By now, Mitt Romney was supposed to have this thing wrapped up, but it turned out that he had to go down South and compete in Mississippi and Alabama. Romney called it an "away game," but he did his best, talkin' bout grits and saying "y'all." Shockingly, the Republicans of Dixie didn't quite buy it. But they did buy the guy from Pennsylvania. Which holds a lesson: Cultural affinity isn't just about culture. It's good if you can talk the way a particular group of people do and say sincerely that you eat what they eat, listen to the music they do, and share a common upbringing. That helped Mike Huckabee do so well in the South four years ago. But Rick Santorum is no Southerner, and yet he was the guy whom Republicans in the Southernest of Southern states identified with (and not, notably, Georgia's Newt Gingrich, although Newt was actually born and raised in Pennsylvania as well).

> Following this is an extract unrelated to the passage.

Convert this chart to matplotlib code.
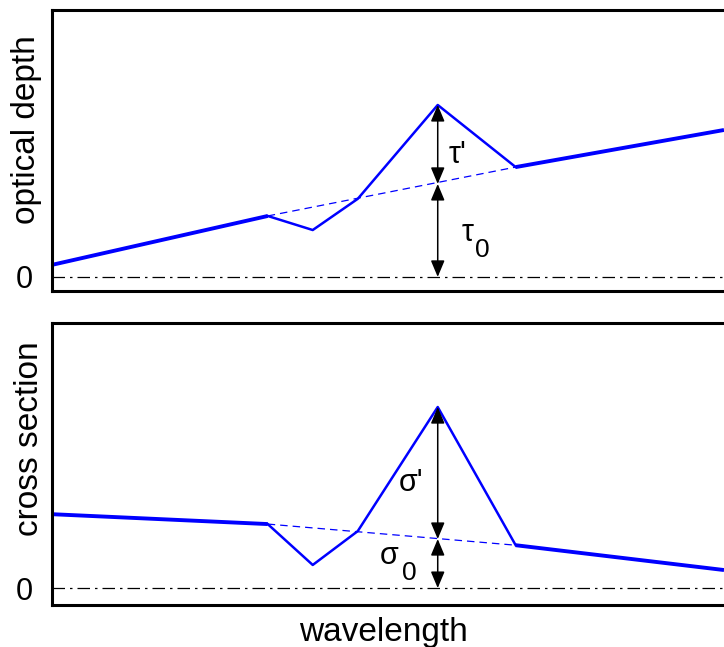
import matplotlib
matplotlib.use("Agg")
import matplotlib.pyplot as plt

plt.rcParams['font.family'] = ['Liberation Sans', 'DejaVu Sans']

# data
wavelength = [0, 32.1, 38.8, 45.5, 57.4, 69.0, 100]
optical_depth = [0.43, 2.17, 1.67, 2.78, 6.12, 3.91, 5.23]
od_baseline_x = [32.1, 69.0]
od_baseline_y = [2.17, 3.91]
od_peak_base = 3.31

cross_section = [2.62, 2.27, 0.82, 2.02, 6.42, 1.52, 0.64]
cs_baseline_x = [32.1, 69.0]
cs_baseline_y = [2.27, 1.52]
cs_peak_base = 1.74

peak_idx = 4
blue = '#0000ff'

fig = plt.figure(figsize=(7.24, 6.47), dpi=100)
W, H = 724, 647

def make_axes(top_px, bot_px):
    ax = fig.add_axes([52 / W, 1 - bot_px / H, (724 - 52) / W, (bot_px - top_px) / H])
    for s in ['left', 'top', 'bottom']:
        ax.spines[s].set_linewidth(2.2)
    ax.spines['right'].set_visible(False)
    ax.set_xlim(0, 100)
    ax.set_xticks([])
    ax.set_yticks([0])
    ax.set_yticklabels(['0'])
    ax.tick_params(axis='y', length=0, pad=14, labelsize=22)
    return ax

def draw(ax, y, bx, by, base):
    # outer thick segments
    ax.plot(wavelength[:2], y[:2], color=blue, lw=2.8, solid_capstyle='butt')
    ax.plot(wavelength[5:], y[5:], color=blue, lw=2.8, solid_capstyle='butt')
    # absorption feature thinner
    ax.plot(wavelength[1:6], y[1:6], color=blue, lw=1.8)
    # baseline
    ax.plot(bx, by, color=blue, lw=0.9, ls=(0, (6, 4)))
    # zero line
    ax.axhline(0, color='black', lw=0.9, ls=(0, (10, 4, 2, 4)))
    xp = wavelength[peak_idx]
    ap = dict(arrowstyle='<|-|>,head_length=1.0,head_width=0.42', color='black',
              lw=1.1, shrinkA=0, shrinkB=0)
    ax.annotate('', xy=(xp, y[peak_idx]), xytext=(xp, base), arrowprops=ap)
    ax.annotate('', xy=(xp, base), xytext=(xp, 0), arrowprops=ap)

ax1 = make_axes(10, 291)
ax1.set_ylim(-0.5, 9.5)
draw(ax1, optical_depth, od_baseline_x, od_baseline_y, od_peak_base)
ax1.text(60.4, 4.34, "τ'", fontsize=22, ha='center', va='center')
ax1.text(61.8, 1.57, "τ", fontsize=22, ha='center', va='center')
ax1.text(64.0, 0.96, "0", fontsize=19, ha='center', va='center')

ax2 = make_axes(323, 605)
ax2.set_ylim(-0.6, 9.4)
draw(ax2, cross_section, cs_baseline_x, cs_baseline_y, cs_peak_base)
ax2.text(53.4, 3.72, "σ'", fontsize=22, ha='center', va='center')
ax2.text(50.1, 1.13, "σ", fontsize=22, ha='center', va='center')
ax2.text(53.1, 0.53, "0", fontsize=19, ha='center', va='center')

fig.text(27 / W, 1 - 130 / H, 'optical depth', rotation=90, fontsize=24,
         ha='center', va='center')
fig.text(30 / W, 1 - 439 / H, 'cross section', rotation=90, fontsize=24,
         ha='center', va='center')
fig.text(383 / W, 1 - 632 / H, 'wavelength', fontsize=24, ha='center', va='center')

fig.savefig('out.png', dpi=100)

So what was that identification about? Put up against Romney, Santorum was more than enough of a Southern Republican. He may be Catholic while most of the people who voted for him were Protestant, but he's sure as hell no respect-other-faiths, don't-wear-your-religion-on-your-sleeve kind of guy, which Romney basically is. And Southern evangelical Republicans liked that, whatever they might think of the Pope. When Santorum explains his hatred of liberals, of gay people, of women who think they can have sex without being punished for it, and above all of Barack Obama, they could tell it was no act, no pandering. It's who he is, deep down in his soul, and he didn't have to drop his g's to make it hit home.
I may not be a great fan of the Republicans of Mississippi and Alabama, but I'll give them this: At least they displayed no evident interest in which Northerner did the best job of eating their food and speaking in their unique tongue.